29th July 2022

Dear Secretary of State,

The Patients Association calls on you to act now to prevent a deterioration in NHS services that will inevitably lead to unnecessary deaths.

Last autumn, we wrote to your predecessor and asked him to act to protect the NHS. Unfortunately, he did not. The NHS hardly survived through the winter and now the situation is rapidly approaching catastrophe.

Your call for hackathons to figure out how ambulance service performance can be improved is a distraction. Your focus should be on the patients and what they need, not a hastily arranged table-top exercise. Patients are waiting for ambulances that are hours late, others are stuck in the back of an ambulance outside A&E for hours, and patients are dying. Please imagine how terrifying that must be for patients and how stressful for staff listening to all the calls coming in of other patients in distress who also need help.

It is past time the Government got to grips with the main reasons the NHS is on a cliff edge. Those reasons are: shortages in workforce across all parts of the NHS and social care; and lack of investment in social care, which is preventing hospitals from discharging medically fit people.

We back the NHS Confederation’s call for a rescue package for social care. Immediate investment in the sector is urgently needed – in fact, it’s long overdue. As the Confederation says, and we have said previously, Government must take action to make social care a sector that is attractive to work in and where staff is valued and properly paid.
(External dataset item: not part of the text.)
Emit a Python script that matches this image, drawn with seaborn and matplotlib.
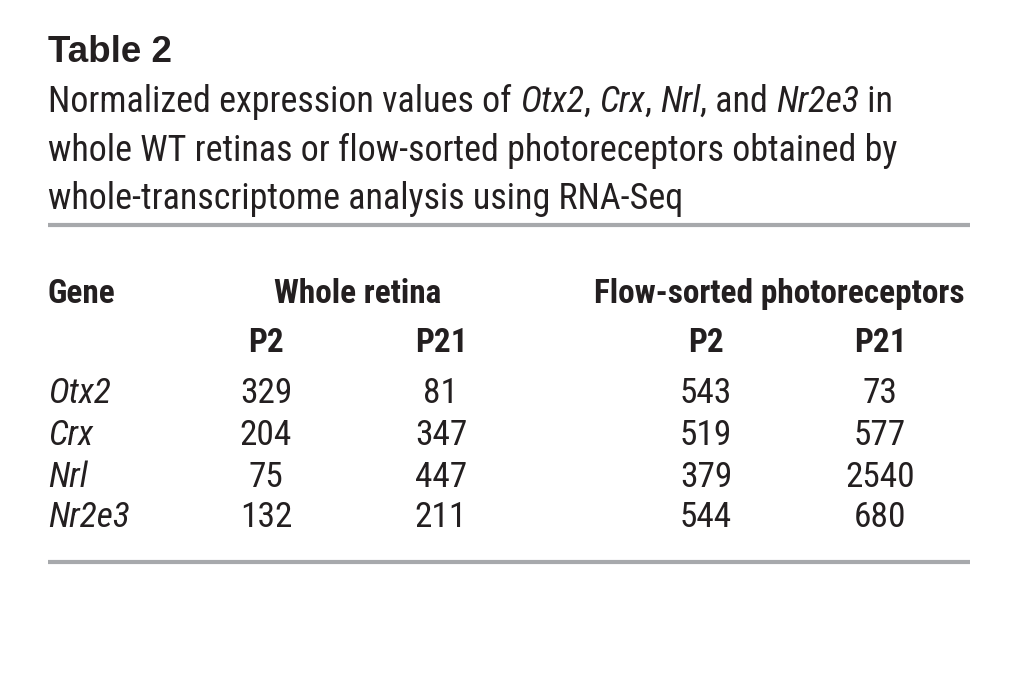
import matplotlib
matplotlib.use("Agg")
import matplotlib.pyplot as plt
from matplotlib import font_manager
import seaborn as sns
import pandas as pd

# ---- data ----
title = "Table 2"
caption_runs = [
    [("Normalized expression values of ", False), ("Otx2", True), (", ", False),
     ("Crx", True), (", ", False), ("Nrl", True), (", and ", False),
     ("Nr2e3", True), (" in", False)],
    [("whole WT retinas or flow-sorted photoreceptors obtained by", False)],
    [("whole-transcriptome analysis using RNA-Seq", False)],
]
genes = ["Otx2", "Crx", "Nrl", "Nr2e3"]
group_labels = ["Whole retina", "Flow-sorted photoreceptors"]
stage_labels = ["P2", "P21", "P2", "P21"]
whole_p2 = [329, 204, 75, 132]
whole_p21 = [81, 347, 447, 211]
flow_p2 = [543, 519, 379, 544]
flow_p21 = [73, 577, 2540, 680]

df = pd.DataFrame({"Gene": genes, "WR_P2": whole_p2, "WR_P21": whole_p21,
                   "FS_P2": flow_p2, "FS_P21": flow_p21})

sns.set_theme(style="white")
names = {f.name for f in font_manager.fontManager.ttflist}
narrow = next((n for n in ["Roboto Condensed", "Archivo Narrow", "Fira Sans Condensed",
                           "Barlow Condensed", "Liberation Sans"] if n in names), "DejaVu Sans")
plt.rcParams["font.family"] = [narrow, "DejaVu Sans"]

TXT = "#231f20"
RULE = "#a7a9ac"
BODY_W = "normal"

fig = plt.figure(figsize=(10.18, 6.84), dpi=100)
fig.patch.set_facecolor("white")
ax = fig.add_axes([0, 0, 1, 1])
ax.set_xlim(0, 1018)
ax.set_ylim(684, 0)
ax.axis("off")
renderer = fig.canvas.get_renderer()


def fit_size(text, target, base=24, **kw):
    t = ax.text(0, 0, text, fontsize=base, **kw)
    w = t.get_window_extent(renderer).width
    t.remove()
    return base * target / w


def draw_runs(x, y, runs, size, **kw):
    for txt, it in runs:
        t = ax.text(x, y, txt, fontsize=size, style="italic" if it else "normal",
                    va="baseline", ha="left", **kw)
        bb = t.get_window_extent(renderer)
        x += bb.width  # pixel units == data units here


# title
tsize = fit_size(title, 124, fontweight="bold", family="Liberation Sans")
ax.text(48, 62, title, fontsize=tsize, fontweight="bold", family="Liberation Sans",
        color=TXT, va="baseline", ha="left")

# caption
cap_size = fit_size(caption_runs[1][0][0], 852, fontweight=BODY_W)
for runs, yb in zip(caption_runs, [112, 161, 209]):
    draw_runs(48, yb, runs, cap_size, color=TXT, fontweight=BODY_W)

# rules
ax.plot([48, 970], [225, 225], color=RULE, lw=3, solid_capstyle="butt")
ax.plot([48, 970], [562, 562], color=RULE, lw=3, solid_capstyle="butt")

# headers
hdr = fit_size(group_labels[1], 372, fontweight="bold")
ax.text(48, 303, "Gene", fontsize=hdr, fontweight="bold", color=TXT, va="baseline", ha="left")
for lab, xc in zip(group_labels, [358, 779]):
    ax.text(xc, 303, lab, fontsize=hdr, fontweight="bold", color=TXT, va="baseline", ha="center")
col_x = [266, 441, 706, 880]
for lab, xc in zip(stage_labels, col_x):
    ax.text(xc, 352, lab, fontsize=hdr, fontweight="bold", color=TXT, va="baseline", ha="center")

# body
body = fit_size("2540", 70, fontweight=BODY_W)
row_y = [403, 445, 487, 527]
cols = ["WR_P2", "WR_P21", "FS_P2", "FS_P21"]
for i, row in df.iterrows():
    yb = row_y[i]
    ax.text(48, yb, row["Gene"], fontsize=body, style="italic", fontweight=BODY_W,
            color=TXT, va="baseline", ha="left")
    for c, xc in zip(cols, col_x):
        ax.text(xc, yb, str(row[c]), fontsize=body, fontweight=BODY_W, color=TXT,
                va="baseline", ha="center")

fig.savefig("out.png", dpi=100, facecolor="white")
But we would add that immediate investment in social care is needed. Extra funding for social care will ensure hospitals can safely discharge medically fit patients into the community, freeing capacity in the NHS.

We also repeat calls we made in January for a long-term workforce strategy. We are among many organisations who have been asking for the Government to develop such a strategy.

Please do not allow patients, terrified in the back of an ambulance yards away from doctors and nurses, to become the norm. Please do not wait for patients to die because there are not enough doctors and nurses to provide safe levels of care. Please be the Secretary of State who worked in partnership with patients, the NHS, and the professions to develop a robust long-term workforce strategy and invested in social care.